>> START MATERIAL PROVIDED

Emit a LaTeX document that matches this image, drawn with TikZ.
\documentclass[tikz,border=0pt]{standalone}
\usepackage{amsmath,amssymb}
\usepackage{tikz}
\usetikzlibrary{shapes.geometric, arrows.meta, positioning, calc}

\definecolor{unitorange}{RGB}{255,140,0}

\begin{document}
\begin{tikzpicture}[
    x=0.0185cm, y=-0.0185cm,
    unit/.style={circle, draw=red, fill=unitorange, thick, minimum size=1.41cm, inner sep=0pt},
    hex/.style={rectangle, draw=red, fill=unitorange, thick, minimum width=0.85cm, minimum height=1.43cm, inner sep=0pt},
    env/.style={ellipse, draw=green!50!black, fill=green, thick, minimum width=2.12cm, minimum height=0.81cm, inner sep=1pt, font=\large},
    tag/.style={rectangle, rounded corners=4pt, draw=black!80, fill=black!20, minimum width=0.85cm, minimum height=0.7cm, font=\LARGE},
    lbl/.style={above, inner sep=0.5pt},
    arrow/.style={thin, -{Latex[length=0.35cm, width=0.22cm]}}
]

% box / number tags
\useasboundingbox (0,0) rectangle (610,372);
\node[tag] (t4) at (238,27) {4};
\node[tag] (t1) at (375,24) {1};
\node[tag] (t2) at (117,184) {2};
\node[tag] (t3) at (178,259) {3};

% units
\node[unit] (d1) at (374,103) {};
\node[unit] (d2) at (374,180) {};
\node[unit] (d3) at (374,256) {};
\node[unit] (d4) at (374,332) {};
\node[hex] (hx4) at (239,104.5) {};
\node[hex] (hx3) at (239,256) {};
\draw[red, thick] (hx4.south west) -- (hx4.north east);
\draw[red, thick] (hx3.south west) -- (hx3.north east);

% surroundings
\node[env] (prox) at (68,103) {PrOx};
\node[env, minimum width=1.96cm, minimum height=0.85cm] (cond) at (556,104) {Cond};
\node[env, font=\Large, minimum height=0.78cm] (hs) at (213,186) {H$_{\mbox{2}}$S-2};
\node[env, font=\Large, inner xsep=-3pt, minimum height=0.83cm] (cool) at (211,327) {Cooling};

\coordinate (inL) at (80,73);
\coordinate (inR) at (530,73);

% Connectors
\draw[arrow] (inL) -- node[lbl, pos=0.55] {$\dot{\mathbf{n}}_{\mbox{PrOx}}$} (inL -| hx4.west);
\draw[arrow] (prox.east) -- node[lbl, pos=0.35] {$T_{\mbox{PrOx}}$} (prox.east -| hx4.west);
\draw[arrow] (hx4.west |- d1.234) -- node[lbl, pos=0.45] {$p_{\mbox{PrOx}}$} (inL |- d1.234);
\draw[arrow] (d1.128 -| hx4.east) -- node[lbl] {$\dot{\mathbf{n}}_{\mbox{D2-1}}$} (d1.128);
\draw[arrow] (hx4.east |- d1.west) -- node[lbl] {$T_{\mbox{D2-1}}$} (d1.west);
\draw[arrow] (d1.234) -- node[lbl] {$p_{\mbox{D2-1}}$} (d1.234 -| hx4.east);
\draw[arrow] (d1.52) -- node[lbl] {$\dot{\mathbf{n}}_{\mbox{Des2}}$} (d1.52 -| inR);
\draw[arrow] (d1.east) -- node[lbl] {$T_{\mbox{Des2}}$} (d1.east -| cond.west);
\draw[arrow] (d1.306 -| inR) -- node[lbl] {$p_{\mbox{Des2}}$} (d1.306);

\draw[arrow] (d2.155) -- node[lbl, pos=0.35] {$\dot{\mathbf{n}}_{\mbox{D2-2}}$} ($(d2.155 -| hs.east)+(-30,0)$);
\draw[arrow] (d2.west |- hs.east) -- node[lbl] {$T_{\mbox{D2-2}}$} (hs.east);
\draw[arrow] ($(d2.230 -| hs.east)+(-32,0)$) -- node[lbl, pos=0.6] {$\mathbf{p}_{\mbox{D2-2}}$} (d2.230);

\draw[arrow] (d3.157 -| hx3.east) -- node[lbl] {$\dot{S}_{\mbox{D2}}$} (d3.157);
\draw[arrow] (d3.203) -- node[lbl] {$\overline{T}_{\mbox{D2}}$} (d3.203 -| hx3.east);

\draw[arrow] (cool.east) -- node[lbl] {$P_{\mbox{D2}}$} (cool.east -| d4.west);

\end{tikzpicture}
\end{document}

>> END MATERIAL PROVIDED
>> START MATERIAL PROVIDED

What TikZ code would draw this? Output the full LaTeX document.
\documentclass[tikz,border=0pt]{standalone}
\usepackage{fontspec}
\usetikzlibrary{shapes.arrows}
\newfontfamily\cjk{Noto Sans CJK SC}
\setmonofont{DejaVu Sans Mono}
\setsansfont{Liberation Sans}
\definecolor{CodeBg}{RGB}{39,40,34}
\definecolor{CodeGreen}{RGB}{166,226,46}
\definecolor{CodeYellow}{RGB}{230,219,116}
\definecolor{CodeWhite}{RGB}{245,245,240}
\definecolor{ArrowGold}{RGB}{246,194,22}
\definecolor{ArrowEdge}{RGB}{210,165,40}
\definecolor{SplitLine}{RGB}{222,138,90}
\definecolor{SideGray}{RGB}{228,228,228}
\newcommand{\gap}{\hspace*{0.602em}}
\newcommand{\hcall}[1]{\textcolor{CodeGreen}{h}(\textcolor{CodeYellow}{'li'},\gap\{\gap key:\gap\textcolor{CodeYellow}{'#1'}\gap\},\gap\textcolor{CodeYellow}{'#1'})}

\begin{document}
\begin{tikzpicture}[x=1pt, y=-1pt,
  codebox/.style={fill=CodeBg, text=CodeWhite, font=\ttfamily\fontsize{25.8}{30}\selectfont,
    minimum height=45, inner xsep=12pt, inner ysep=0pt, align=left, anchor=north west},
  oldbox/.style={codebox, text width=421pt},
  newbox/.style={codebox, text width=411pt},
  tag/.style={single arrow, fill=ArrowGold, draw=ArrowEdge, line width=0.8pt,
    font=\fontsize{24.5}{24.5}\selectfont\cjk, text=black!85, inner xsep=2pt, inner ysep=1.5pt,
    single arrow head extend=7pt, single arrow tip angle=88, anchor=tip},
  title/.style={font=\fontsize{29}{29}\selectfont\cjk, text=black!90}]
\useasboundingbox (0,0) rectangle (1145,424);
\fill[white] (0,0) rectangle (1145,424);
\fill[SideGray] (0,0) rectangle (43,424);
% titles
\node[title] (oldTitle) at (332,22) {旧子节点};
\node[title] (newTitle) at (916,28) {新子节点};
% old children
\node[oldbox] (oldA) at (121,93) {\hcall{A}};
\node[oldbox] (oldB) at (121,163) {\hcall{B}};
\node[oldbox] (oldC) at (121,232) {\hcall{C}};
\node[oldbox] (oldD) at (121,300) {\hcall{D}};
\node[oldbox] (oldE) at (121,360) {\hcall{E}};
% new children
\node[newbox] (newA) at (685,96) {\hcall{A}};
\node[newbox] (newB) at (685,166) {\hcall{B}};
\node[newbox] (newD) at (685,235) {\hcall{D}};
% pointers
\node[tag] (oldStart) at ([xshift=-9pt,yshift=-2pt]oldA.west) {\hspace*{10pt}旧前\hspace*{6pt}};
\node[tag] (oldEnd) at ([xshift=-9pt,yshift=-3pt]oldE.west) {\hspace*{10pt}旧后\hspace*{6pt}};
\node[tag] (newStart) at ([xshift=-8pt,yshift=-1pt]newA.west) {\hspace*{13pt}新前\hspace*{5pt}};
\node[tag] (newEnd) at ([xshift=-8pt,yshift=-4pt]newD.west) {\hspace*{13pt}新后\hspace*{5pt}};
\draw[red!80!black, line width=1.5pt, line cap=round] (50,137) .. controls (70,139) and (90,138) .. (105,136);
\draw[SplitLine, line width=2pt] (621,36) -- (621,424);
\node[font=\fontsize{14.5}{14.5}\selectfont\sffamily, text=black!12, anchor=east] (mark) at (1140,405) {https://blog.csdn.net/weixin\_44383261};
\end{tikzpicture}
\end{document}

>> END MATERIAL PROVIDED

Copy all the lines above that hold the string "this".

Emit a LaTeX document that matches this image, drawn with TikZ.
What TikZ code would draw this? Output the full LaTeX document.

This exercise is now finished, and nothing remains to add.